A COMPROMISE deal that would legalise gay marriage in Scotland but ban the ceremonies from being held in churches is being considered by the Scottish Government, Scotland on Sunday has learned.
Under the proposal, ministers would pass same-sex marriage legislation with the caveat that the ceremonies must be held in a civil setting.
The same plans are under discussion in England and could be presented to religious opponents of gay marriage in Scotland as a guarantee that they would not be forced to conduct same-sex weddings.
The move would offer assurance to religious groups opposed to gay marriage that fear a legal challenge from equality campaigners if they refused to conduct same-sex ceremonies.
But last night equality campaigners claimed such a compromise could end up “annoying everyone” by failing to give gay couples the same rights as heterosexuals, while still upsetting religious groups opposed to legalising same-sex marriage.
Health secretary Nicola Sturgeon will now sift through more than 50,000 responses.
Aware of the strength of feeling, Sturgeon made it clear when announcing the consultation in September that while the Government “tends towards the view” that same sex marriage should be introduced, it would listen to opinions and not compel religious groups to take part.
The consultation asked interested parties whether gay marriage ceremonies should be conducted in a religious setting, if the church involved agreed. Some churches fear that this could leave them open to legal action for discrimination if the move was approved and they refused to comply.
Scotland on Sunday has learned that the compromise under consideration would rule out religious ceremonies altogether. That would fall in line with proposals in England, where gay marriage is also being debated but only in civil ceremonies.

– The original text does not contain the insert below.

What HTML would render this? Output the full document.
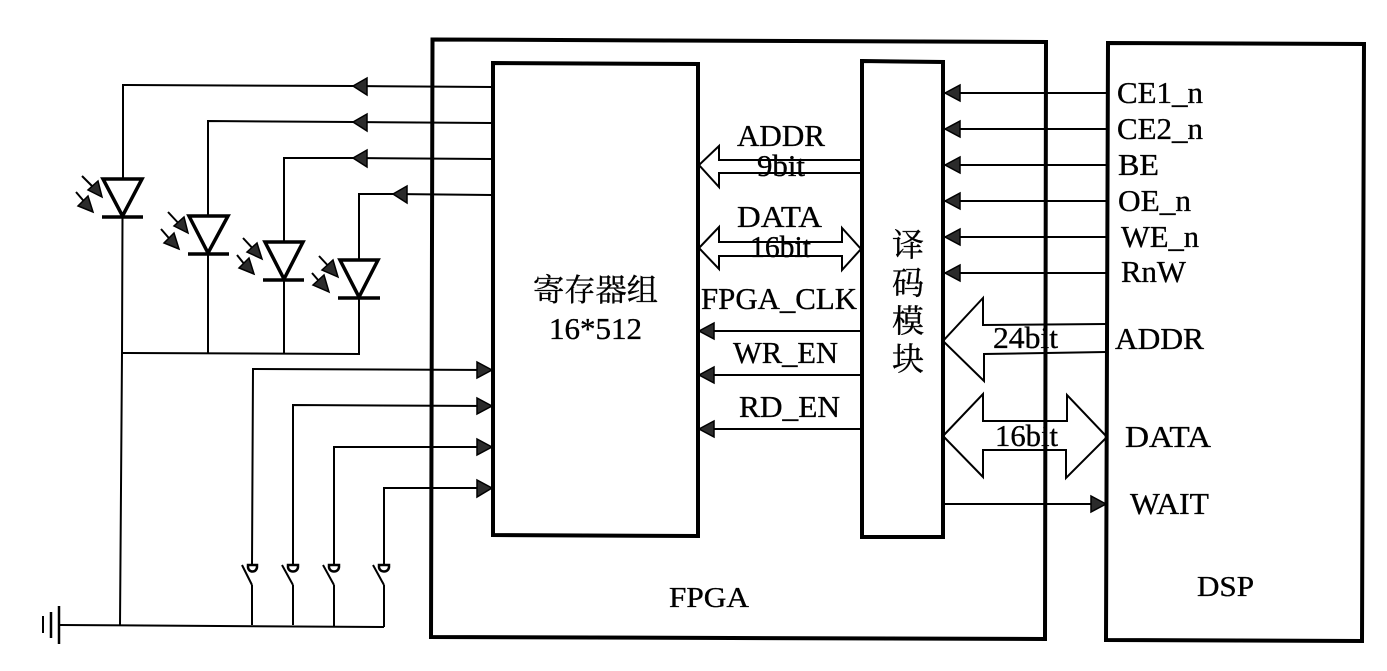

Bodies opposed to the proposals include the Church of Scotland, the Scottish Episcopal Church and the Catholic Church in Scotland. However, several other smaller religious groups and the Humanist Association, say they want to carry out the ceremonies and have written to the First Minister, Alex Salmond, warning they would “strongly oppose” any attempt to restrict same-sex marriages to purely civil ceremonies, claiming their “freedom of belief is under threat” if the new laws allow civil gay marriages only.
The signatories to the letter include Bishop Richard Holloway, Former Primus of the Scottish Episcopal Church, representatives from the Scottish Unitarian Association, the Quakers and members of the Liberal Jewish community.
The groups agree there should be an “opt-out” for those religious bodies that do not wish to conduct same-sex marriages, but are concerned opponents are trying to “impose their views on all other faith groups and the rest of society”.
However, the organisation Scotland For Marriage, which is fundamentally opposed to any new definition of marriage that includes same-sex relationships, insists the institution is defined as a union between a man and a woman.
The row comes as Cardinal Keith O’Brien, the leader of Scotland’s Catholic Church, declares in the Catholic press this weekend that “no compassionate society” should introduce legislation that promotes same-sex relationships.
“The evidence is clear: same-sex relationships are demonstrably harmful to the medical, emotional and spiritual wellbeing of those involved,” he claims. “These measures were not in the best interests of our society. No compassionate society should ever enact legislation to facilitate or promote such relationships. We have failed those who struggle with same-sex attraction and wider society by our actions.”
But Tom French, policy coordinator for the Equality Network, said last night they would oppose any plan to stop same-sex religious ceremonies, even if civil ceremonies were introduced.
He said: “The whole point here is that we are campaigning for equality. And the whole point about religious freedom is that it protects the rights of smaller religions such as those that do want to carry out same-sex ceremonies. Simply all we want is the same laws for straight couples as there are for same-sex couples for both civil and religious marriage.”
A spokesman for Scotland For Marriage said: “Marriage is between one man and one woman. We draw on a well-researched evidence base which shows that, although death and divorce may prevent it, children do best when raised by their married mother and father.”
A Scottish Government spokesperson said: “We have given an assurance that all opinions will be listened to, no final views have been reached and therefore no decisions have been taken.”